_Supplied material_.

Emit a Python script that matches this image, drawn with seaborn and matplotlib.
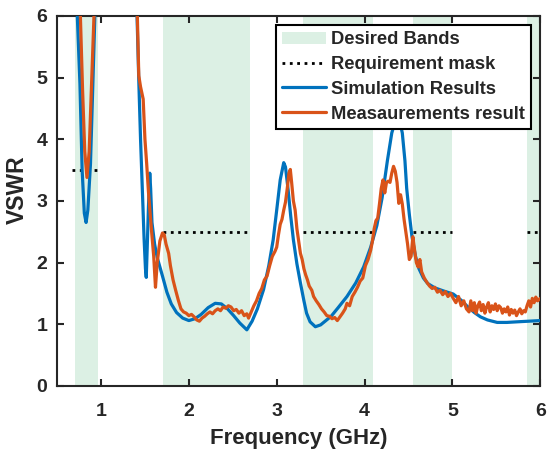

--

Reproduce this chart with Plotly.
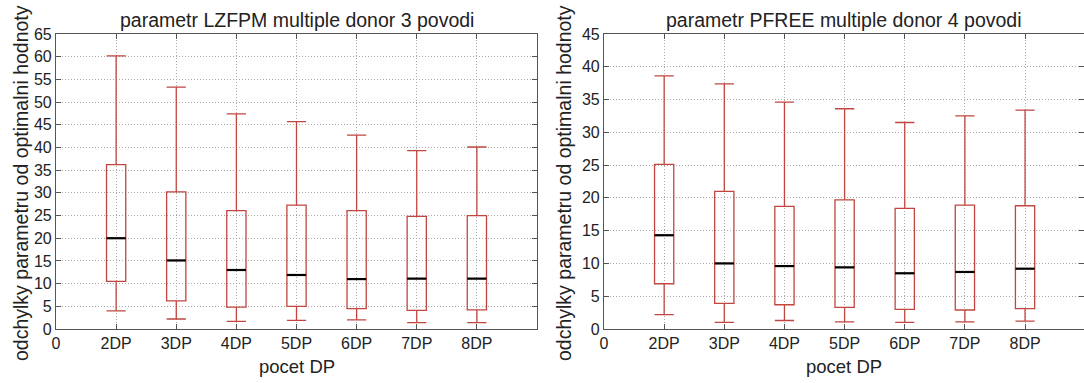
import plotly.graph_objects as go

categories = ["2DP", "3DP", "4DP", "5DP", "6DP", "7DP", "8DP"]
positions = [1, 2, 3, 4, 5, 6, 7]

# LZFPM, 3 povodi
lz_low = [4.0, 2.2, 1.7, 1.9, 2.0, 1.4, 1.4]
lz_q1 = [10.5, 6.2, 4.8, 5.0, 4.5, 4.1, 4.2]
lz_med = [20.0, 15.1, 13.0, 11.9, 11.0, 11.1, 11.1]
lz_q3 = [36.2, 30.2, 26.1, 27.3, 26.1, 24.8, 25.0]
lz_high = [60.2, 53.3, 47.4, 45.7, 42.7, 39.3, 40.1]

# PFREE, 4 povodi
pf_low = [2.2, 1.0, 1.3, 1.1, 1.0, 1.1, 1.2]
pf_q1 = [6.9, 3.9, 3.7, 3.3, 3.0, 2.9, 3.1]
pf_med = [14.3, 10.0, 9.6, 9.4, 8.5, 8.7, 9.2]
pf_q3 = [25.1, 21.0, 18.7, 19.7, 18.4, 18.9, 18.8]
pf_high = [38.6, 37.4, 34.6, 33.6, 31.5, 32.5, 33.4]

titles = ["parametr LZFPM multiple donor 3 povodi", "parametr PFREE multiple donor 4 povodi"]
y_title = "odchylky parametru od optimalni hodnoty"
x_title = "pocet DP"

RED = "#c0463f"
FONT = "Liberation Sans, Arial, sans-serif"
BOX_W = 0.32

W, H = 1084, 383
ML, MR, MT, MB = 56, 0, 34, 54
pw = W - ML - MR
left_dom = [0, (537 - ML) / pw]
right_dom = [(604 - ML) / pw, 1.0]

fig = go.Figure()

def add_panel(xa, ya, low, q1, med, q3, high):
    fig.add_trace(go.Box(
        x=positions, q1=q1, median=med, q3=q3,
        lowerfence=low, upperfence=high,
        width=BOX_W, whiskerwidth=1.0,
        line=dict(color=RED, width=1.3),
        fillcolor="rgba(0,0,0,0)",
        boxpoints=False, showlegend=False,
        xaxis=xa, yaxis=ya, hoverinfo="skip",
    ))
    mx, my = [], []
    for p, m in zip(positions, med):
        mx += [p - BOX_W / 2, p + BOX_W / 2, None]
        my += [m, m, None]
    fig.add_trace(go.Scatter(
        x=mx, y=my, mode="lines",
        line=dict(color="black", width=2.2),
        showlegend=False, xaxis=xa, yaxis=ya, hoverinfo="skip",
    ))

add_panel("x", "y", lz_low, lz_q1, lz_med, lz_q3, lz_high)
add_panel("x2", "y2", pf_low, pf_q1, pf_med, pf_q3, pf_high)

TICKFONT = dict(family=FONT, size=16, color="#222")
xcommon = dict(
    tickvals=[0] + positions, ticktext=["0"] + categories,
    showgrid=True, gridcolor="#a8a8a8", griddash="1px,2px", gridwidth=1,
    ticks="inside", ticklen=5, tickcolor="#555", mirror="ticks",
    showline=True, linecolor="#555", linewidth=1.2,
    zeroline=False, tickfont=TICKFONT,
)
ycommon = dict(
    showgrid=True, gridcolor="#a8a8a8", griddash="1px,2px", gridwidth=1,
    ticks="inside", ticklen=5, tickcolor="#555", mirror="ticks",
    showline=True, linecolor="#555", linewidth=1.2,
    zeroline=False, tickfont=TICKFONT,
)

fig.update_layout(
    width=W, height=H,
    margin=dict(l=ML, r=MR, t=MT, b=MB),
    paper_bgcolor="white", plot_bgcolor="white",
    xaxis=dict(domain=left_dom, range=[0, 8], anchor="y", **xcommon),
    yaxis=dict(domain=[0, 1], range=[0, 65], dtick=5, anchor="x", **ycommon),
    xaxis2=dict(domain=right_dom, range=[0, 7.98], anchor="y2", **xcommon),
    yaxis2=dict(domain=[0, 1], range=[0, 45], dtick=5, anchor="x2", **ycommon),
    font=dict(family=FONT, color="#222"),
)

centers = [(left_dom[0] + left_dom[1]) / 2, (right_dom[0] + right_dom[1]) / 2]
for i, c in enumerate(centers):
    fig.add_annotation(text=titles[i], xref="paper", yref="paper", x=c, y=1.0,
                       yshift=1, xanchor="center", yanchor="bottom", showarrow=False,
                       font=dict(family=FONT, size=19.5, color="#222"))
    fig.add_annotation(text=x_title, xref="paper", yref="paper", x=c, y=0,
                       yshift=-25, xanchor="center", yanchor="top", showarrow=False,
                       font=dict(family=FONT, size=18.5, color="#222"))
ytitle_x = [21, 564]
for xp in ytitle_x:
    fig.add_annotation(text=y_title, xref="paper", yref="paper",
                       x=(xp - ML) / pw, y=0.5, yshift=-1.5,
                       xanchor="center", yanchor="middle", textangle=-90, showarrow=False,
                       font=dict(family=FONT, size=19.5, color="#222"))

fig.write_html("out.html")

_Objective_.
Copy exactly the stretch of lines that starts at the line holding "Reproduce this chart with Plotly." and ends at the line holding "BOX_W = 0.32". Drop the pictures.

_Answer_.
Reproduce this chart with Plotly.
import plotly.graph_objects as go

categories = ["2DP", "3DP", "4DP", "5DP", "6DP", "7DP", "8DP"]
positions = [1, 2, 3, 4, 5, 6, 7]

# LZFPM, 3 povodi
lz_low = [4.0, 2.2, 1.7, 1.9, 2.0, 1.4, 1.4]
lz_q1 = [10.5, 6.2, 4.8, 5.0, 4.5, 4.1, 4.2]
lz_med = [20.0, 15.1, 13.0, 11.9, 11.0, 11.1, 11.1]
lz_q3 = [36.2, 30.2, 26.1, 27.3, 26.1, 24.8, 25.0]
lz_high = [60.2, 53.3, 47.4, 45.7, 42.7, 39.3, 40.1]

# PFREE, 4 povodi
pf_low = [2.2, 1.0, 1.3, 1.1, 1.0, 1.1, 1.2]
pf_q1 = [6.9, 3.9, 3.7, 3.3, 3.0, 2.9, 3.1]
pf_med = [14.3, 10.0, 9.6, 9.4, 8.5, 8.7, 9.2]
pf_q3 = [25.1, 21.0, 18.7, 19.7, 18.4, 18.9, 18.8]
pf_high = [38.6, 37.4, 34.6, 33.6, 31.5, 32.5, 33.4]

titles = ["parametr LZFPM multiple donor 3 povodi", "parametr PFREE multiple donor 4 povodi"]
y_title = "odchylky parametru od optimalni hodnoty"
x_title = "pocet DP"

RED = "#c0463f"
FONT = "Liberation Sans, Arial, sans-serif"
BOX_W = 0.32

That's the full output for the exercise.